EXERCISE AIM: Word for word, copy all the data and drop the pictures.

STORED DATA:
.....

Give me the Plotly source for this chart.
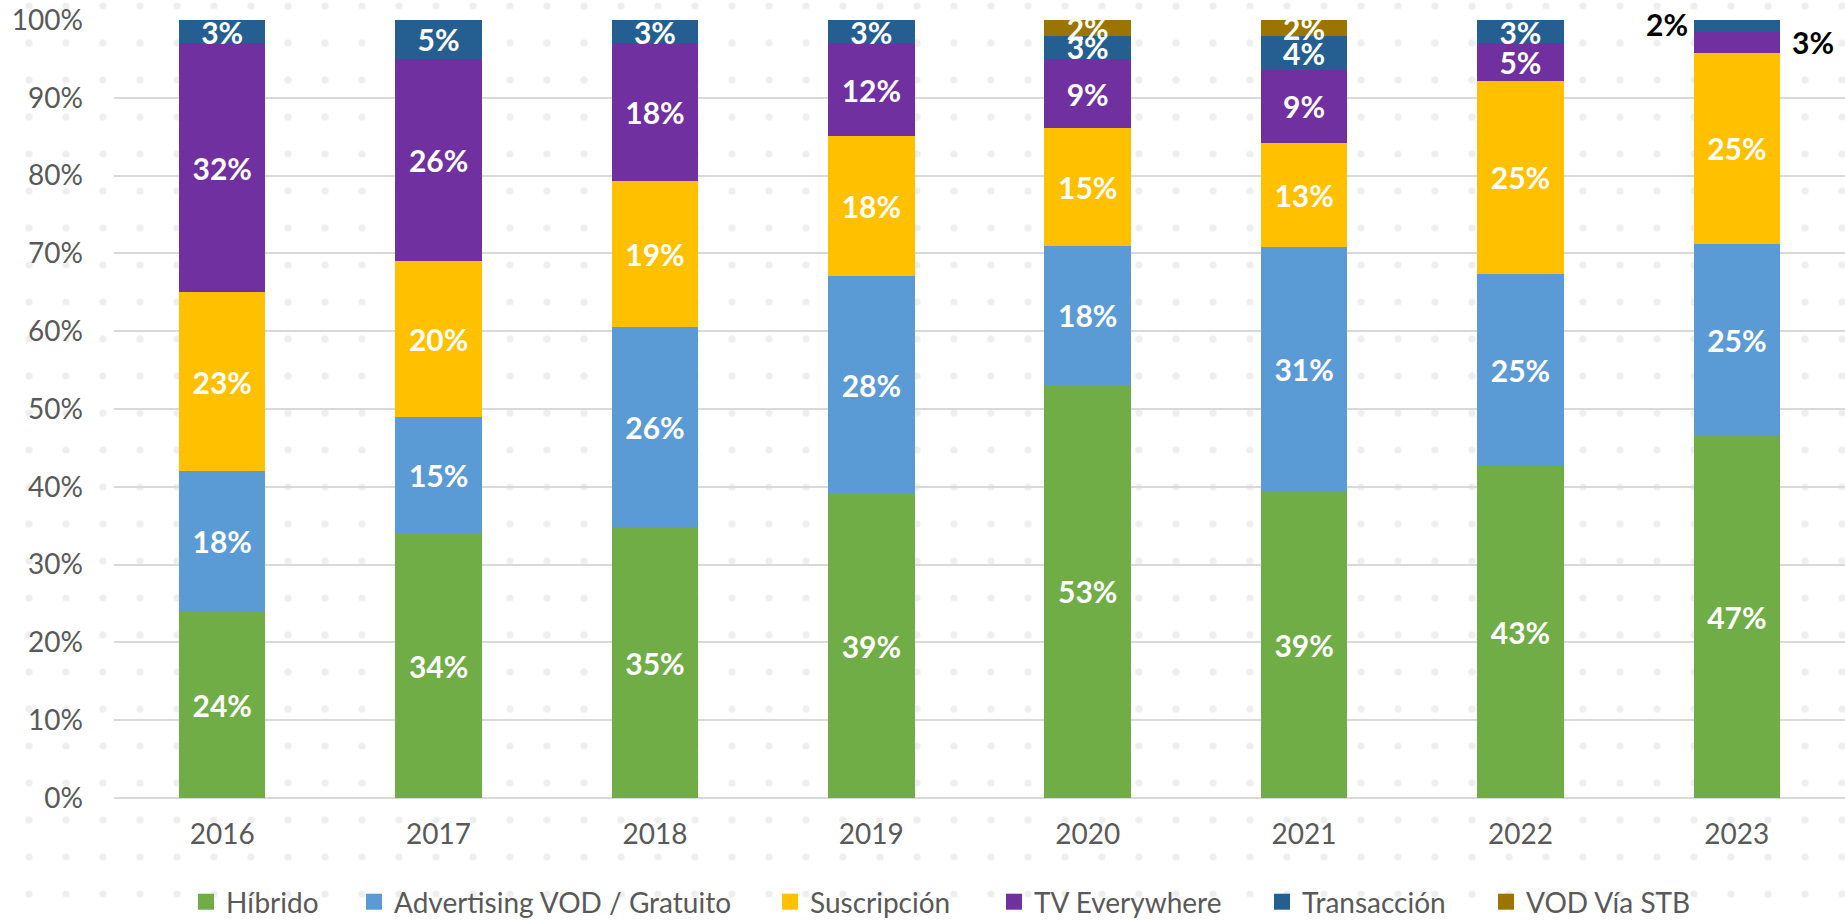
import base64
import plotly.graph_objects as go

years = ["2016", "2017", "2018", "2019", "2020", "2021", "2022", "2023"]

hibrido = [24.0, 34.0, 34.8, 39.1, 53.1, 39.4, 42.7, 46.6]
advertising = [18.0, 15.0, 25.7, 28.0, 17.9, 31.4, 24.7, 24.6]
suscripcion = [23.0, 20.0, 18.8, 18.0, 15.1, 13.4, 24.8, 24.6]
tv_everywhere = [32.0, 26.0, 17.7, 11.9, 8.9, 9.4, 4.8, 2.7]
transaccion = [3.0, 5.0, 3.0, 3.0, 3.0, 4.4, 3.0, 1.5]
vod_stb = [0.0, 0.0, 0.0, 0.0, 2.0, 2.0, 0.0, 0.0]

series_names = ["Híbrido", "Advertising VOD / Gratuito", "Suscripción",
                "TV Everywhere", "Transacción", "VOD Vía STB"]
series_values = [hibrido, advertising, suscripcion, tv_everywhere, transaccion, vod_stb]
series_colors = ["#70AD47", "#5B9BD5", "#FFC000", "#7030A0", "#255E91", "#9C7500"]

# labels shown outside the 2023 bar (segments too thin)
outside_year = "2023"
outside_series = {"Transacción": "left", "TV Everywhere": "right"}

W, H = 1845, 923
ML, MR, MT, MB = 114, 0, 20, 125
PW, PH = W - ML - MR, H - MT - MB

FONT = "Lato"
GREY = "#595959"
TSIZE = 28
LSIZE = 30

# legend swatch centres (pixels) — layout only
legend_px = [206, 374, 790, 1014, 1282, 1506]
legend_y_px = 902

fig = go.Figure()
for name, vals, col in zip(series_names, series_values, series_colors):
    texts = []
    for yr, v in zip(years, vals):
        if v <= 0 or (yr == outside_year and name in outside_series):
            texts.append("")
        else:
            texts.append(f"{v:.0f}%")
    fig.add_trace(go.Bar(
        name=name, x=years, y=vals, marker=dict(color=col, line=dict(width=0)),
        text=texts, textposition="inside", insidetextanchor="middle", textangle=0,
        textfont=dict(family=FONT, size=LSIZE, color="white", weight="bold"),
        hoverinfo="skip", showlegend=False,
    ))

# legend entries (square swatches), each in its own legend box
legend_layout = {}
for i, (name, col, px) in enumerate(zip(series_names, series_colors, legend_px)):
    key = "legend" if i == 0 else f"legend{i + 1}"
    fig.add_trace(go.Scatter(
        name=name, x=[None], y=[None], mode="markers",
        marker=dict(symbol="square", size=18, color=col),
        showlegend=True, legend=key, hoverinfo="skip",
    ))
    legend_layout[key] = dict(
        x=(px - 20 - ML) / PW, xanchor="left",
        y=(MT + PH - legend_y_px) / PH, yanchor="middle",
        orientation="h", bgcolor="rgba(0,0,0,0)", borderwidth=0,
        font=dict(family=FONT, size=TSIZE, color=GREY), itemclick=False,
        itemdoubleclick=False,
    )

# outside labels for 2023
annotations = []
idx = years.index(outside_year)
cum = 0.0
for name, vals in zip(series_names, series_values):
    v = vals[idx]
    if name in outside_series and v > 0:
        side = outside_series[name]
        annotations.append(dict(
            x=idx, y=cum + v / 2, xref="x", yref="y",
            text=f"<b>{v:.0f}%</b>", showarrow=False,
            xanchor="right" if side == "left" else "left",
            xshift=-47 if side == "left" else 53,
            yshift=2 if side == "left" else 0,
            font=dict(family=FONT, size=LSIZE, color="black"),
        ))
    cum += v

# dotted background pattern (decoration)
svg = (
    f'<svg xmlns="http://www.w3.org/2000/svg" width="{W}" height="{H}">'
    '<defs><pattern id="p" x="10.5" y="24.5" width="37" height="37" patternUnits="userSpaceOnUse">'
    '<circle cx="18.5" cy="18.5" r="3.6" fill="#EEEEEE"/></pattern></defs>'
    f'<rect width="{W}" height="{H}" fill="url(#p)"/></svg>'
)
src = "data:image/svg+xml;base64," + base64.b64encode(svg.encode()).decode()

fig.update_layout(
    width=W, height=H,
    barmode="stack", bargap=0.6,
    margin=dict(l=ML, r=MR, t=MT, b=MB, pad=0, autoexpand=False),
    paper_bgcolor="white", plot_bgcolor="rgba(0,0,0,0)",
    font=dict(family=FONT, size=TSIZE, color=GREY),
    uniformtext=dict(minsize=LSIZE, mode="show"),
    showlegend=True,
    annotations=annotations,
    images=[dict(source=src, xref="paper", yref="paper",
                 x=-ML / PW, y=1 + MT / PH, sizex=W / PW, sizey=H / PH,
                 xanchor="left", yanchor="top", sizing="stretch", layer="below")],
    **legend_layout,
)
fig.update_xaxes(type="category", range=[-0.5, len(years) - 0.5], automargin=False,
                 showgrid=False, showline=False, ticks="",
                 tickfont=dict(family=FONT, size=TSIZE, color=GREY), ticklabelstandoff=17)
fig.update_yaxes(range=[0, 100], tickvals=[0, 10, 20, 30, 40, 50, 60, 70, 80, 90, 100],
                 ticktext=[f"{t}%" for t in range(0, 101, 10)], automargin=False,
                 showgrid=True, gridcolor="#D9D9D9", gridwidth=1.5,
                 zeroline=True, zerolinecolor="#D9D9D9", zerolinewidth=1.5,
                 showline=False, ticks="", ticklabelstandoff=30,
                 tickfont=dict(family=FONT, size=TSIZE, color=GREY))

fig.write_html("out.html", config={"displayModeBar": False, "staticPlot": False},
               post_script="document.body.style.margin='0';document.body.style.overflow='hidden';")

.....

WORKED ANSWER:
Give me the Plotly source for this chart.
import base64
import plotly.graph_objects as go

years = ["2016", "2017", "2018", "2019", "2020", "2021", "2022", "2023"]

hibrido = [24.0, 34.0, 34.8, 39.1, 53.1, 39.4, 42.7, 46.6]
advertising = [18.0, 15.0, 25.7, 28.0, 17.9, 31.4, 24.7, 24.6]
suscripcion = [23.0, 20.0, 18.8, 18.0, 15.1, 13.4, 24.8, 24.6]
tv_everywhere = [32.0, 26.0, 17.7, 11.9, 8.9, 9.4, 4.8, 2.7]
transaccion = [3.0, 5.0, 3.0, 3.0, 3.0, 4.4, 3.0, 1.5]
vod_stb = [0.0, 0.0, 0.0, 0.0, 2.0, 2.0, 0.0, 0.0]

series_names = ["Híbrido", "Advertising VOD / Gratuito", "Suscripción",
                "TV Everywhere", "Transacción", "VOD Vía STB"]
series_values = [hibrido, advertising, suscripcion, tv_everywhere, transaccion, vod_stb]
series_colors = ["#70AD47", "#5B9BD5", "#FFC000", "#7030A0", "#255E91", "#9C7500"]

# labels shown outside the 2023 bar (segments too thin)
outside_year = "2023"
outside_series = {"Transacción": "left", "TV Everywhere": "right"}

W, H = 1845, 923
ML, MR, MT, MB = 114, 0, 20, 125
PW, PH = W - ML - MR, H - MT - MB

FONT = "Lato"
GREY = "#595959"
TSIZE = 28
LSIZE = 30

# legend swatch centres (pixels) — layout only
legend_px = [206, 374, 790, 1014, 1282, 1506]
legend_y_px = 902

fig = go.Figure()
for name, vals, col in zip(series_names, series_values, series_colors):
    texts = []
    for yr, v in zip(years, vals):
        if v <= 0 or (yr == outside_year and name in outside_series):
            texts.append("")
        else:
            texts.append(f"{v:.0f}%")
    fig.add_trace(go.Bar(
        name=name, x=years, y=vals, marker=dict(color=col, line=dict(width=0)),
        text=texts, textposition="inside", insidetextanchor="middle", textangle=0,
        textfont=dict(family=FONT, size=LSIZE, color="white", weight="bold"),
        hoverinfo="skip", showlegend=False,
    ))

# legend entries (square swatches), each in its own legend box
legend_layout = {}
for i, (name, col, px) in enumerate(zip(series_names, series_colors, legend_px)):
    key = "legend" if i == 0 else f"legend{i + 1}"
    fig.add_trace(go.Scatter(
        name=name, x=[None], y=[None], mode="markers",
        marker=dict(symbol="square", size=18, color=col),
        showlegend=True, legend=key, hoverinfo="skip",
    ))
    legend_layout[key] = dict(
        x=(px - 20 - ML) / PW, xanchor="left",
        y=(MT + PH - legend_y_px) / PH, yanchor="middle",
        orientation="h", bgcolor="rgba(0,0,0,0)", borderwidth=0,
        font=dict(family=FONT, size=TSIZE, color=GREY), itemclick=False,
        itemdoubleclick=False,
    )

# outside labels for 2023
annotations = []
idx = years.index(outside_year)
cum = 0.0
for name, vals in zip(series_names, series_values):
    v = vals[idx]
    if name in outside_series and v > 0:
        side = outside_series[name]
        annotations.append(dict(
            x=idx, y=cum + v / 2, xref="x", yref="y",
            text=f"<b>{v:.0f}%</b>", showarrow=False,
            xanchor="right" if side == "left" else "left",
            xshift=-47 if side == "left" else 53,
            yshift=2 if side == "left" else 0,
            font=dict(family=FONT, size=LSIZE, color="black"),
        ))
    cum += v

# dotted background pattern (decoration)
svg = (
    f'<svg xmlns="http://www.w3.org/2000/svg" width="{W}" height="{H}">'
    '<defs><pattern id="p" x="10.5" y="24.5" width="37" height="37" patternUnits="userSpaceOnUse">'
    '<circle cx="18.5" cy="18.5" r="3.6" fill="#EEEEEE"/></pattern></defs>'
    f'<rect width="{W}" height="{H}" fill="url(#p)"/></svg>'
)
src = "data:image/svg+xml;base64," + base64.b64encode(svg.encode()).decode()

fig.update_layout(
    width=W, height=H,
    barmode="stack", bargap=0.6,
    margin=dict(l=ML, r=MR, t=MT, b=MB, pad=0, autoexpand=False),
    paper_bgcolor="white", plot_bgcolor="rgba(0,0,0,0)",
    font=dict(family=FONT, size=TSIZE, color=GREY),
    uniformtext=dict(minsize=LSIZE, mode="show"),
    showlegend=True,
    annotations=annotations,
    images=[dict(source=src, xref="paper", yref="paper",
                 x=-ML / PW, y=1 + MT / PH, sizex=W / PW, sizey=H / PH,
                 xanchor="left", yanchor="top", sizing="stretch", layer="below")],
    **legend_layout,
)
fig.update_xaxes(type="category", range=[-0.5, len(years) - 0.5], automargin=False,
                 showgrid=False, showline=False, ticks="",
                 tickfont=dict(family=FONT, size=TSIZE, color=GREY), ticklabelstandoff=17)
fig.update_yaxes(range=[0, 100], tickvals=[0, 10, 20, 30, 40, 50, 60, 70, 80, 90, 100],
                 ticktext=[f"{t}%" for t in range(0, 101, 10)], automargin=False,
                 showgrid=True, gridcolor="#D9D9D9", gridwidth=1.5,
                 zeroline=True, zerolinecolor="#D9D9D9", zerolinewidth=1.5,
                 showline=False, ticks="", ticklabelstandoff=30,
                 tickfont=dict(family=FONT, size=TSIZE, color=GREY))

fig.write_html("out.html", config={"displayModeBar": False, "staticPlot": False},
               post_script="document.body.style.margin='0';document.body.style.overflow='hidden';")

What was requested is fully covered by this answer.